Every action against the regime is a good action, provided you don’t endanger those who are already targets. [white people: beware the hero complex, beware white saviorism, beware centering yourself with statements like “I would have stopped the Nazis in 1939! I’ll die for this!” when brown and Black folks are dying every day]
Work particularly to center those who are most vulnerable, and ask how you can help those folks.
Do not discount the skills you have acquired over the course of your life. Every single skill, from spreadsheet management to graphic design to answering emails to leading movements and people, is needed now.
These actions are not sexy. They are not the kind to advertise on social media for cred. And they matter more than anything else.
They matter a lot more than reading one more doom-driven essay or watching one more political short on YouTube.
As for my fellow content creators, I wonder: are you as exhausted as I am? Don’t you wake up some days and be like, no, I actually don’t really want to spend another day hijacking the central nervous systems of my audience for profit? Don’t you wonder what it would be like to help folks organize for a better future instead of shooting their adrenaline through the roof for one more sub, with one more terrifying interview or one more terrifying post?
How are we expected to dismantle white supremacy and capitalism when we are literally playing right into its hands?
These are valuable questions. They are ones I am committing to asking myself on a daily and weekly basis when I consider what I want to say versus what I want to do in the face of all this violence.
Maybe it’s time to generate and consume less (content and otherwise), and conserve and act wisely more.
Maybe it’s time to get offline and get into the real world, where we can actually do some good.

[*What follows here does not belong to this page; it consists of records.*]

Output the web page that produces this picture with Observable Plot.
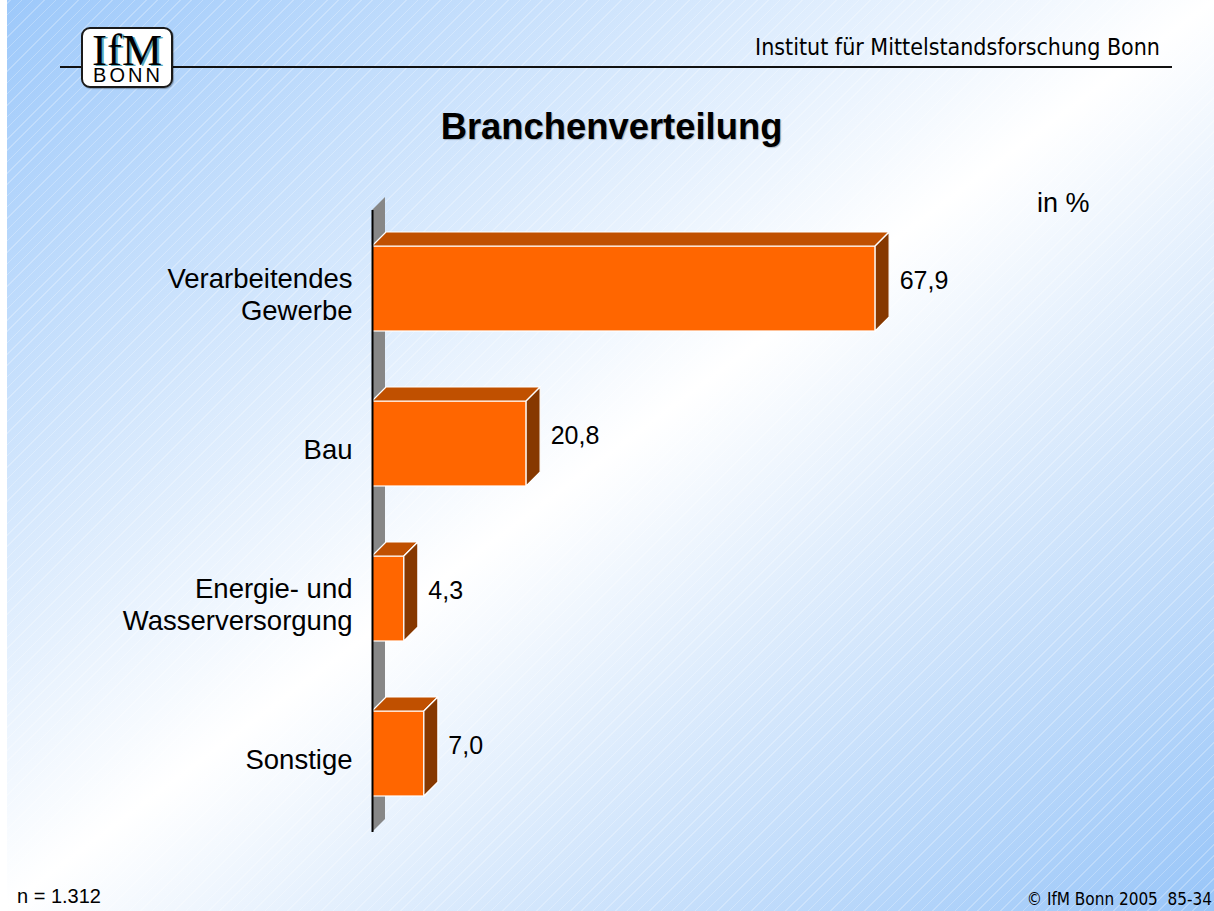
<!DOCTYPE html>
<html><head><meta charset="utf-8">
<script src="https://cdn.jsdelivr.net/npm/d3@7"></script>
<script src="https://cdn.jsdelivr.net/npm/@observablehq/plot@0.6"></script>
<style>
html,body{margin:0;padding:0;}
body{width:1214px;height:911px;position:relative;overflow:hidden;
 background:
  repeating-linear-gradient(135deg, rgba(255,255,255,0) 0px, rgba(255,255,255,0) 7px, rgba(255,255,255,0.25) 7px, rgba(255,255,255,0.25) 8px),
  linear-gradient(to bottom right, #9cc8fa 0%, #ffffff 50%, #98c5f8 100%);}
.t{position:absolute;line-height:1;white-space:pre;color:#000;}
#strip{position:absolute;left:0;top:0;width:7px;height:911px;background:#fff;}
#hline{position:absolute;left:60px;top:66px;width:1112px;height:2px;background:#111;}
#logo{position:absolute;left:81px;top:27px;width:92px;height:61px;box-sizing:border-box;border:2px solid #1a1a1a;border-radius:9px;background:#fff;box-shadow:1px 1px 1px rgba(0,0,0,0.3);}
#ifm{position:absolute;left:0;width:88px;top:3px;text-align:center;font:45px 'Liberation Serif','Times New Roman',serif;line-height:36px;height:36px;color:#000;text-shadow:2px 1px 0 #5aa7b8;}
#bonn{position:absolute;left:0;width:90px;top:39px;text-align:center;font:20px 'Liberation Sans',Arial,sans-serif;line-height:14px;height:14px;letter-spacing:3px;color:#000;}
#chart{position:absolute;left:0;top:0;}
</style></head>
<body>
<div id="strip"></div>
<div id="hline"></div>
<div id="logo"><div id="ifm">IfM</div><div id="bonn">BONN</div></div>
<div class="t" style="right:54px;top:36px;font:23px 'DejaVu Sans Condensed','DejaVu Sans',sans-serif;line-height:1;">Institut für Mittelstandsforschung Bonn</div>
<div class="t" style="left:0;width:1223px;text-align:center;top:109px;font:bold 36.4px 'Liberation Sans',Arial,sans-serif;line-height:1;text-shadow:1px 1px 1px rgba(0,0,0,0.25);">Branchenverteilung</div>
<div class="t" style="left:1037px;top:190px;font:27px 'Liberation Sans',Arial,sans-serif;line-height:1;">in %</div>
<div class="t" style="left:17px;top:886px;font:20px 'Liberation Sans',Arial,sans-serif;line-height:1;">n = 1.312</div>
<div class="t" style="right:2px;top:891px;font:17px 'DejaVu Sans Condensed','DejaVu Sans',sans-serif;line-height:1;">© IfM Bonn 2005  85-34</div>
<div id="chart"></div>
<script>
const categories = ["Verarbeitendes\nGewerbe", "Bau", "Energie- und\nWasserversorgung", "Sonstige"];
const values = [67.9, 20.8, 4.3, 7.0];
const valueLabels = ["67,9", "20,8", "4,3", "7,0"];

const data = categories.map((c, i) => ({cat: c, value: values[i], label: valueLabels[i]}));
const D = 14;

function wall(index, scales, vals, dims) {
  const g = d3.create("svg:g");
  const x0 = scales.x(0);
  const yTop = dims.marginTop, yBot = dims.height - dims.marginBottom;
  g.append("polygon")
    .attr("points", [[x0, yTop], [x0 + 13, yTop - 13], [x0 + 13, yBot - 13], [x0, yBot]].map(p => p.join(",")).join(" "))
    .attr("fill", "#878787");
  return g.node();
}

function faces(index, scales) {
  const g = d3.create("svg:g").attr("stroke", "white").attr("stroke-width", 1.2).attr("stroke-linejoin", "round");
  const bw = scales.y.bandwidth();
  const x0 = scales.x(0);
  for (const d of data) {
    const yt = scales.y(d.cat), yb = yt + bw, x1 = scales.x(d.value);
    g.append("polygon")
      .attr("points", [[x0, yt], [x1, yt], [x1 + D, yt - D], [x0 + D, yt - D]].map(p => p.join(",")).join(" "))
      .attr("fill", "#c05000");
    g.append("polygon")
      .attr("points", [[x1, yt], [x1 + D, yt - D], [x1 + D, yb - D], [x1, yb]].map(p => p.join(",")).join(" "))
      .attr("fill", "#863800");
  }
  return g.node();
}

const chart = Plot.plot({
  width: 1214, height: 911,
  marginLeft: 372, marginRight: 101, marginTop: 210, marginBottom: 79,
  x: {domain: [0, 100], axis: null},
  y: {domain: categories, paddingInner: 0.453, paddingOuter: 0.2265, axis: null},
  style: {background: "transparent", fontFamily: "'Liberation Sans', Arial, sans-serif", overflow: "visible"},
  marks: [
    wall,
    Plot.barX(data, {y: "cat", x: "value", fill: "#ff6600", stroke: "white", strokeWidth: 1.2}),
    faces,
    Plot.ruleX([0], {stroke: "black", strokeWidth: 2}),
    Plot.text(data, {y: "cat", x: 0, text: "cat", textAnchor: "end", dx: -20, dy: 5, fontSize: 27.5, lineHeight: 1.17, fill: "black"}),
    Plot.text(data, {y: "cat", x: "value", text: "label", textAnchor: "start", dx: 24, dy: -8, fontSize: 25, fill: "black"})
  ]
});
document.getElementById("chart").appendChild(chart);
</script>
</body></html>
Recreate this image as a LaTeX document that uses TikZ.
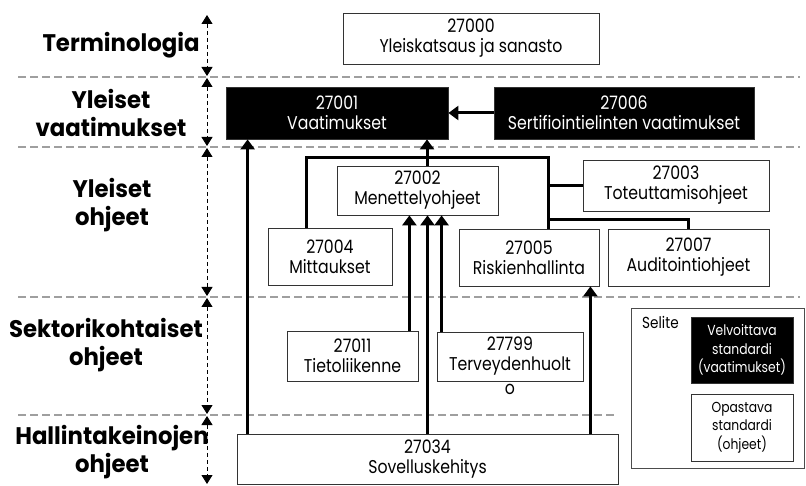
\documentclass[tikz,border=0pt]{standalone}
\usepackage{fontspec}
\setmainfont{Poppins}[FakeStretch=0.85]
\newfontfamily\lblfont{Poppins}[FakeStretch=0.95]
\usepackage{tikz}
\usetikzlibrary{arrows.meta, positioning, calc}

\begin{document}
\begin{tikzpicture}[
  x=1pt, y=-1pt,
  box/.style={rectangle, draw=black!80, line width=0.8pt, fill=#1,
              font=\fontsize{18.5}{20}\selectfont, align=center, inner sep=0pt},
  box/.default=white,
  req/.style={box=black, text=white},
  conn/.style={line width=3pt, black},
  arr/.style={conn, -{Triangle[length=10pt, width=14pt]}},
  sep/.style={gray!75, line width=1.2pt, dash pattern=on 8pt off 4pt},
  band/.style={black, line width=0.9pt, dash pattern=on 4pt off 3pt,
               {Triangle[length=9pt, width=11pt]}-{Triangle[length=9pt, width=11pt]}},
  lbl/.style={font=\lblfont\fontsize{24}{28}\selectfont\bfseries, align=center}
]
\useasboundingbox (0,0) rectangle (806,486);

% Layer separators
\foreach \y in {77, 147, 297}
  \draw[sep] (18,\y) -- (800,\y);
\draw[sep] (18,415) -- (615,415);

% Layer extents
\foreach \a/\b in {15/76, 78/146, 148/296, 298/414, 416/484}
  \draw[band] (207,\a) -- (207,\b);

% Layer names
\node[lbl] (lTerm) at (121,45)  {Terminologia};
\node[lbl] (lReq)  at (111,113) {Yleiset\\vaatimukset};
\node[lbl] (lGen)  at (112,205) {Yleiset\\ohjeet};
\node[lbl] (lSec)  at (106,345) {Sektorikohtaiset\\ohjeet};
\node[lbl] (lMgmt) at (112,452) {Hallintakeinojen\\ohjeet};

% Standards
\node[box, minimum width=256pt, minimum height=51pt] (t27000) at (471,38.5) {27000\\Yleiskatsaus ja sanasto};
\node[req, minimum width=222pt, minimum height=52pt] (t27001) at (337,113) {27001\\Vaatimukset};
\node[req, minimum width=260pt, minimum height=52pt] (t27006) at (624,113) {27006\\Sertifiointielinten vaatimukset};
\node[box, minimum width=161pt, minimum height=49pt] (t27002) at (417.5,190.5) {27002\\Menettelyohjeet};
\node[box, minimum width=186pt, minimum height=51pt] (t27003) at (676,185.5) {27003\\Toteuttamisohjeet};
\node[box, minimum width=124pt, minimum height=57pt] (t27004) at (330,256.5) {27004\\Mittaukset};
\node[box, minimum width=140pt, minimum height=57pt] (t27005) at (529,257.5) {27005\\Riskienhallinta};
\node[box, minimum width=161pt, minimum height=57pt] (t27007) at (688.5,257.5) {27007\\Auditointiohjeet};
\node[box, minimum width=131pt, minimum height=50pt] (t27011) at (352.5,356) {27011\\Tietoliikenne};
\node[box, minimum width=146pt, minimum height=49pt] (t27799) at (510,356.5) {27799\\Terveydenhuolt};
\node[font=\fontsize{18.5}{20}\selectfont, inner sep=0pt, below=3pt of t27799] (t27799o) {o};
\node[box, minimum width=381pt, minimum height=50pt] (t27034) at (427.5,459) {27034\\Sovelluskehitys};

% Legend
\node[draw=black!70, line width=0.8pt, minimum width=173pt, minimum height=160pt] (legend) at (717.5,388) {};
\node[font=\fontsize{16}{19}\selectfont, anchor=north west, inner sep=0pt] (lgTitle) at (642,316) {Selite};
\node[req, font=\fontsize{14.5}{18.5}\selectfont, minimum width=102pt, minimum height=66pt] (lgReq) at (742,350) {Velvoittava\\standardi\\(vaatimukset)};
\node[box, font=\fontsize{14.5}{18.5}\selectfont, minimum width=102pt, minimum height=67pt] (lgGuide) at (742,427.5) {Opastava\\standardi\\(ohjeet)};

% Guideline group
\coordinate (brL) at (306,158);
\coordinate (brM) at (427,158);
\coordinate (brR) at (548,158);
\coordinate (br7) at (548,220);
\draw[conn] (t27004.north -| brL) -- (brL) -- (brR) -- (t27005.north -| brR);
\draw[conn] (brR |- t27003.west) -- (t27003.west);
\draw[conn] (br7) -| (t27007.north);
\draw[conn] (t27002.north -| brM) -- (brM);

% Arrows
\draw[arr] (brM) -- (t27001.south -| brM);
\draw[arr] (t27006.west) -- (t27001.east);
\draw[arr] ([xshift=-9pt]t27011.north east) -- ([xshift=-9pt]t27011.north east |- t27002.south);
\draw[arr] (t27034.north) -- (t27034.north |- t27002.south);
\draw[arr] ([xshift=5pt]t27799.north west) -- ([xshift=5pt]t27799.north west |- t27002.south);
\draw[arr] ([xshift=11pt]t27034.north west) -- ([xshift=11pt]t27034.north west |- t27001.south);
\draw[arr] ([xshift=-28pt]t27034.north east) -- ([xshift=-28pt]t27034.north east |- t27005.south);

\end{tikzpicture}
\end{document}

You are so spot on with this. I had to really re-evaluate my social media intake over the past year and decided to focus only on one (Substack) and while I do follow some political content on here I also follow my favorite authors, artists, etc. I can’t stay in the “breaking news” cycle 24/7. I took your advice from your Resistance Live broadcast several months ago and got offline and into my community and started volunteering with two local organizations. It feels good to actually be DOING something even if it is small. All of this to say, your work is making a difference….Thank you for everything that you do!
Yes to every word of this essay! There are content creators who I used to find helpful, who have turned into factories of clickbait content that I now generally avoid. They increase the amount of content by making longer pieces then releasing bits and pieces with varying titles and headlines so if you were to watch every video they put out, you would see the exact same "urgent" and "new" and upsetting content over and over.
I appreciate the way you both provide information so we can stay informed, but also provide us with concrete steps to help blunt the effects of this regime where we live.
Do what you need to do to protect your well-being--when you model self care you are also helping others more than you know. You are doing so much! It's enough.